A Comissão Europeia deu início nesta quarta-feira (3) ao processo de ratificação do acordo comercial com o Mercosul, um marco ambicionado há anos. No entanto, a iniciativa enfrenta um obstáculo significativo: a relutância da França, que levanta preocupações sobre os impactos no seu setor agrícola. A aprovação final do tratado de livre comércio exigirá o aval dos 27 países membros da UE e do Parlamento Europeu, tornando o caminho pela frente complexo e incerto.
Este primeiro passo crucial, a adoção pelos comissários europeus, precede o envio formal do acordo aos Estados-membros e eurodeputados nos próximos meses. A tramitação ocorre em um momento delicado na França, com o governo enfrentando uma possível moção de desconfiança já na próxima semana. Essa crise política interna adiciona uma camada extra de complexidade às negociações.

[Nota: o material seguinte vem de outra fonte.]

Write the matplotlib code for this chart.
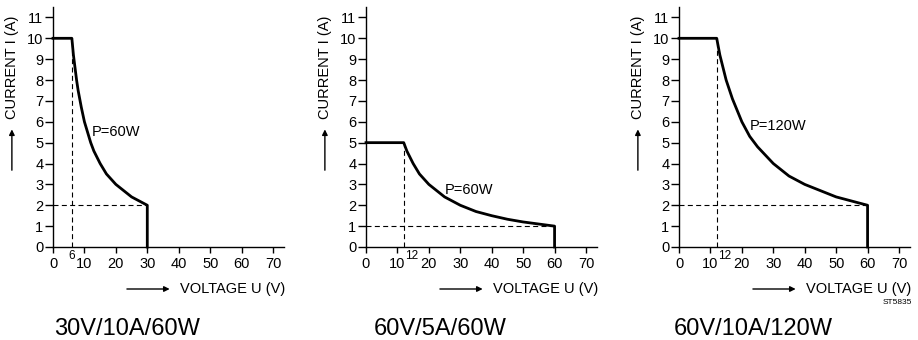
import matplotlib
matplotlib.use("Agg")
import matplotlib.pyplot as plt

plt.rcParams["font.family"] = ["Liberation Sans", "DejaVu Sans"]

# Panel titles and power labels
titles = ["30V/10A/60W", "60V/5A/60W", "60V/10A/120W"]
power_labels = ["P=60W", "P=60W", "P=120W"]
power_label_pos = [(12.4, 5.5), (24.9, 2.75), (22.6, 5.8)]

# Output characteristic curves (voltage U in V, current I in A)
u_30v10a = [0, 6, 6.5, 7, 7.5, 8, 9, 10, 11, 12, 13, 14, 15, 17, 20, 22.5, 25, 27.5, 30, 30]
i_30v10a = [10, 10, 9.2, 8.6, 8, 7.5, 6.7, 6, 5.5, 5, 4.6, 4.3, 4, 3.5, 3, 2.7, 2.4, 2.2, 2, 0]

u_60v5a = [0, 12, 13, 14, 15, 17, 20, 22.5, 25, 30, 35, 40, 45, 50, 55, 60, 60]
i_60v5a = [5, 5, 4.6, 4.3, 4, 3.5, 3, 2.7, 2.4, 2, 1.7, 1.5, 1.33, 1.2, 1.1, 1, 0]

u_60v10a = [0, 12, 13, 14, 15, 17, 20, 22.5, 25, 27.5, 30, 35, 40, 45, 50, 55, 60, 60]
i_60v10a = [10, 10, 9.2, 8.6, 8, 7.1, 6, 5.3, 4.8, 4.4, 4, 3.4, 3, 2.7, 2.4, 2.2, 2, 0]

curves_u = [u_30v10a, u_60v5a, u_60v10a]
curves_i = [i_30v10a, i_60v5a, i_60v10a]

# Corner points (voltage at current limit, current at max voltage)
corner_u = [6, 12, 12]
corner_i_top = [10, 5, 10]
end_u = [30, 60, 60]
end_i = [2, 1, 2]
corner_labels = ["6", "12", "12"]

x_ticks = [0, 10, 20, 30, 40, 50, 60, 70]
y_ticks = list(range(0, 12))

fig = plt.figure(figsize=(9.18, 3.4), dpi=100)
W, H = 918, 340
lefts = [53, 366, 679]
ax_w, ax_top, ax_bot = 231, 7, 247

for k in range(3):
    ax = fig.add_axes([lefts[k] / W, (H - ax_bot) / H, ax_w / W, (ax_bot - ax_top) / H])
    ax.set_xlim(0, 73.5)
    ax.set_ylim(0, 11.5)
    for side in ["top", "right"]:
        ax.spines[side].set_visible(False)
    for side in ["left", "bottom"]:
        ax.spines[side].set_linewidth(1.0)

    ax.set_xticks(x_ticks)
    ax.set_yticks(y_ticks)
    ax.tick_params(axis="x", length=4, width=1.0, pad=3, labelsize=10.5)
    ax.tick_params(axis="y", length=6, width=1.0, pad=1, labelsize=10.5)

    # dashed guide lines
    ax.plot([corner_u[k], corner_u[k]], [0, corner_i_top[k]], color="black",
            lw=0.8, dashes=(4.5, 3), clip_on=False)
    ax.plot([0, end_u[k]], [end_i[k], end_i[k]], color="black",
            lw=0.8, dashes=(4.5, 3), clip_on=False)

    # characteristic curve
    ax.plot(curves_u[k], curves_i[k], color="black", lw=2.0,
            solid_joinstyle="round", clip_on=False, zorder=3)

    ax.text(power_label_pos[k][0], power_label_pos[k][1], power_labels[k],
            fontsize=10.5, ha="left", va="center")

    # small corner voltage label
    ax.annotate(corner_labels[k], xy=(corner_u[k], 0), xytext=(0 if k == 0 else 1, -2),
                textcoords="offset points", ha="center" if k == 0 else "left",
                va="top", fontsize=8.5)

    # axis labels with arrows
    ax.text(-0.178, 0.75, "CURRENT I (A)", transform=ax.transAxes, rotation=90,
            ha="center", va="center", fontsize=10.5)
    ax.annotate("", xy=(-0.178, 0.49), xytext=(-0.178, 0.32),
                xycoords="axes fraction", textcoords="axes fraction",
                arrowprops=dict(arrowstyle="-|>", color="black", lw=1.0,
                                mutation_scale=8, shrinkA=0, shrinkB=0))
    ax.text(0.55, -0.175, "VOLTAGE U (V)", transform=ax.transAxes,
            ha="left", va="center", fontsize=10.5)
    ax.annotate("", xy=(0.505, -0.175), xytext=(0.32, -0.175),
                xycoords="axes fraction", textcoords="axes fraction",
                arrowprops=dict(arrowstyle="-|>", color="black", lw=1.0,
                                mutation_scale=8, shrinkA=0, shrinkB=0))

    ax.text(0.32, -0.34, titles[k], transform=ax.transAxes,
            ha="center", va="center", fontsize=17)

fig.text(912 / W, (H - 303) / H, "ST5835", fontsize=6, ha="right", va="center")

fig.savefig("out.png", dpi=100)
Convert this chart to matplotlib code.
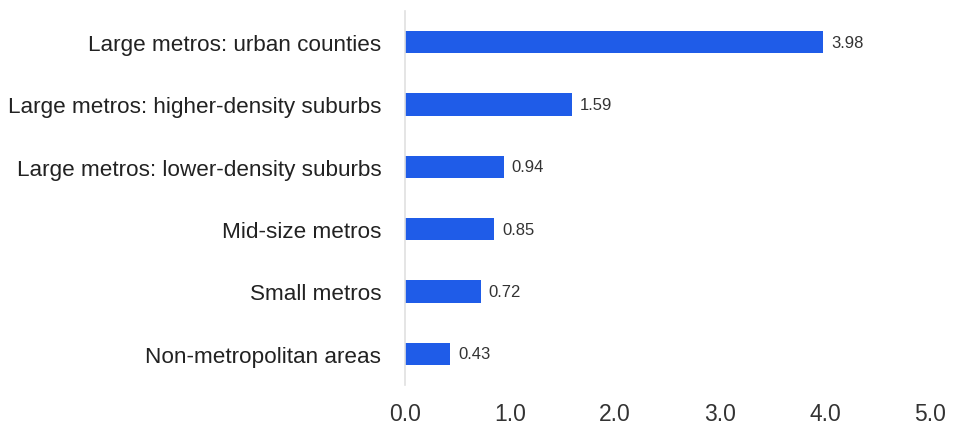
import matplotlib.pyplot as plt

plt.rcParams['font.family'] = ['Liberation Sans', 'DejaVu Sans']

categories = ['Large metros: urban counties',
              'Large metros: higher-density suburbs',
              'Large metros: lower-density suburbs',
              'Mid-size metros',
              'Small metros',
              'Non-metropolitan areas']
values = [3.98, 1.59, 0.94, 0.85, 0.72, 0.43]
xticks = [0, 1, 2, 3, 4, 5]

fig = plt.figure(figsize=(9.54, 4.27), dpi=100)
ax = fig.add_axes([0.4245, 0.096, 0.5505, 0.876])

ypos = list(range(len(categories)))[::-1]
ax.barh(ypos, values, height=0.36, color='#1f5ce8')

for y, v in zip(ypos, values):
    ax.text(v + 0.075, y, '%.2f' % v, va='center', ha='left', fontsize=12, color='#333333')

ax.set_xlim(0, 5)
ax.set_ylim(-0.5, 5.5)
ax.set_yticks(ypos)
ax.set_yticklabels(categories, fontsize=16.2, color='#222222')
ax.set_xticks(xticks)
ax.set_xticklabels(['%.1f' % t for t in xticks], fontsize=16.5, color='#333333')
ax.tick_params(axis='both', length=0)
ax.tick_params(axis='y', pad=17)
ax.tick_params(axis='x', pad=12)

for s in ['top', 'right', 'bottom']:
    ax.spines[s].set_visible(False)
ax.spines['left'].set_color('#e0e0e0')
ax.spines['left'].set_linewidth(1.2)

fig.savefig('out.png', dpi=100)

Bruxelas demonstra pressa em concluir o acordo, almejando um consenso entre os 27 países até o final de 2025, aproveitando a presidência rotativa do Brasil no Mercosul. O pacto promete impulsionar as exportações europeias de automóveis, máquinas e bebidas alcoólicas para Argentina, Brasil, Uruguai e Paraguai. Em contrapartida, facilitaria o acesso de carne, açúcar, arroz, mel e soja latino-americanos ao mercado da UE, gerando apreensão em alguns setores agrícolas europeus.
A presidente da Comissão Europeia, Ursula von der Leyen, defende o acordo como “benéfico para todas as partes, com vantagens significativas para os consumidores e as empresas” de ambos os continentes. Contudo, desde a conclusão das negociações em dezembro do ano passado, os sindicatos de agricultores europeus têm manifestado fortes críticas, temendo a concorrência desleal e o enfraquecimento da produção local.
A França, consistentemente contrária ao projeto, teme uma ameaça à sua produção de bovinos, aves, açúcar e biocombustíveis. O principal sindicato agrícola francês (FNSEA) intensificou a pressão, apelando ao presidente Emmanuel Macron para defender os interesses nacionais. Para apaziguar as preocupações francesas, a Comissão Europeia poderá anunciar um adendo ao tratado, reforçando as cláusulas de salvaguarda para os “produtos agrícolas sensíveis”.
O Executivo europeu se comprometeria a intervir caso o acordo cause prejuízos a determinados setores. Do ponto de vista jurídico, o aditamento não exige uma renegociação com os países do Mercosul, mas os europeus terão que justificar a decisão aos parceiros latino-americanos. A extrema direita francesa já denuncia uma possível “traição” caso Macron mude de postura, enquanto a extrema esquerda convoca uma “mobilização geral” contra o tratado, que considera uma “imposição”.
O acordo Mercosul-UE também possui defensores na Europa, como a Alemanha, que busca novos mercados para suas empresas, especialmente diante do retorno de Donald Trump à Casa Branca e da imposição de tarifas sobre produtos europeus nos Estados Unidos. Segundo Bruxelas, o acordo permitirá aos exportadores europeus economizar mais de 4 bilhões de euros anuais em tarifas na América Latina.
A complexidade do processo reside no fato de que, embora a França não possa bloquear a parte comercial do acordo individualmente, ela pode reunir uma “minoria de bloqueio”, necessitando do apoio de pelo menos quatro Estados que representem 35% da população da União Europeia. Resta saber se a França conseguirá articular essa oposição e qual será o futuro deste ambicioso acordo comercial.